A legal pathway for religious refugees is also something that has been called for in the UK, including by the frontrunner to be the next leader of the Church of England - another Iranian former refugee, Bishop Guli Francis-Dehqani.  

So the need to reform the asylum system here and elsewhere is something that would appear to be agreed upon by all sides in the debate. 

Reporting on the plight of refugees was not something that was considered part of my remit when I first joined Article18 midway through Trump’s first term in office. Back then, our focus was only on documenting the persecution Christians were (and still are) enduring in their homeland.  

But as the years have passed and the numbers of Iranian Christians seeking asylum have grown while the opportunities for them to be resettled have drastically shrunk, the issue has become an increasing and ultimately un-ignorable concern. 

In the last two years alone, my organisation has released reports on the plight of Iranian Christian refugees in Turkey, Georgia and, closer to home, Sweden, while concerns have also been raised about Iranian Christian refugees in several other countries, including Armenia, Iraq and Indonesia. 

In each of these countries, as in Blighty, the common denominator appears to be simply that these refugees - however worthy their claims may be - are unwanted and untrusted by their hosts. 

During my research, I came across a refugee support group in Colchester, Refugee, Asylum Seeker & Migrant Action (RAMA), whose director, Maria Wilby, I had the privilege of interviewing, and whose perspective has stayed with me. 

Ms Wilby picked me up on a comment I had made, when I suggested that “one could understand why people may feel less sympathy for economic migrants, but surely not refugees”. 

Her response was not dissimilar to the words of the second caller to 5 Live: 

“If you were in the UK, and you had nothing to feed your children or grandchildren, what would you do?” she asked. “You’d go to the next country and ask them to feed them. And that’s what it means to be an economic migrant. It’s not about, ‘Oh, I’ve got a nice car, but I want a nicer car.’ These are people who are literally starving, and feel so disadvantaged that they think the next generation will also be equally disadvantaged. And of course then you try and move. 

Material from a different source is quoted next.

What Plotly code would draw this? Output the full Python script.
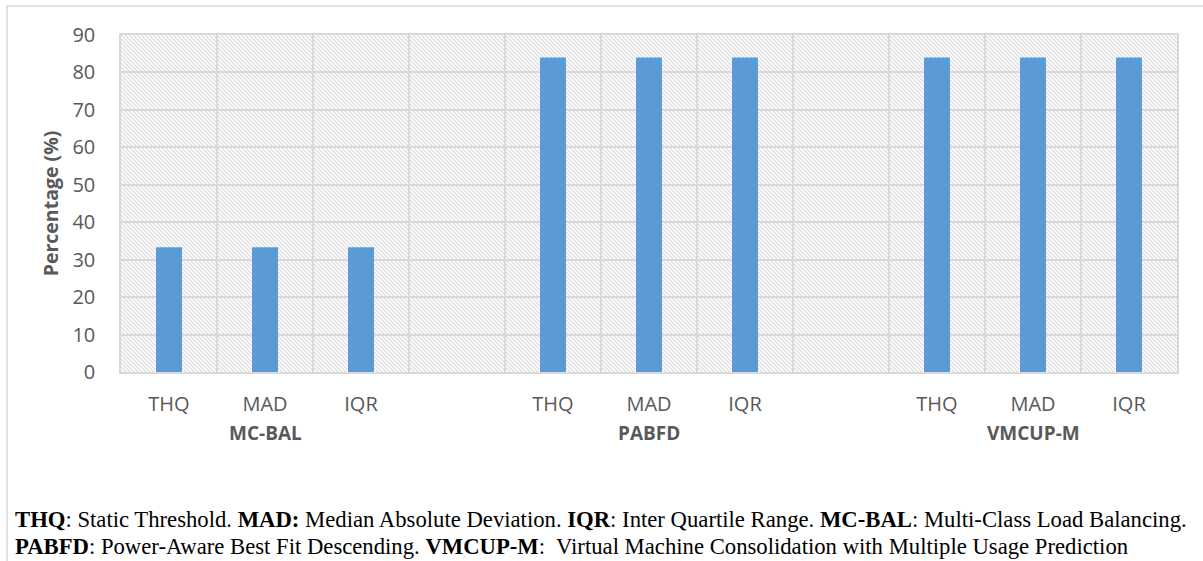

“And back in the day, it used to be that if you had a child in another country, they would basically be a native of that country. We’ve changed the rules to mean that migration and borders grow and grow. And actually, we’ve created this system – all of us have created this system by standing by and letting it happen – and it’s not right. If I believed in God, God certainly didn’t intend there to be borders. Nobody would. Why would you? It’s an unnatural concept. We are one world, and we should share it.” 

I’m not sure Nigel Farage would agree, but whatever one’s perspective on the need for border control, surely we should all be able to agree that those with genuine claims to have fled persecution should be afforded our help, or at the very least protected from refoulement.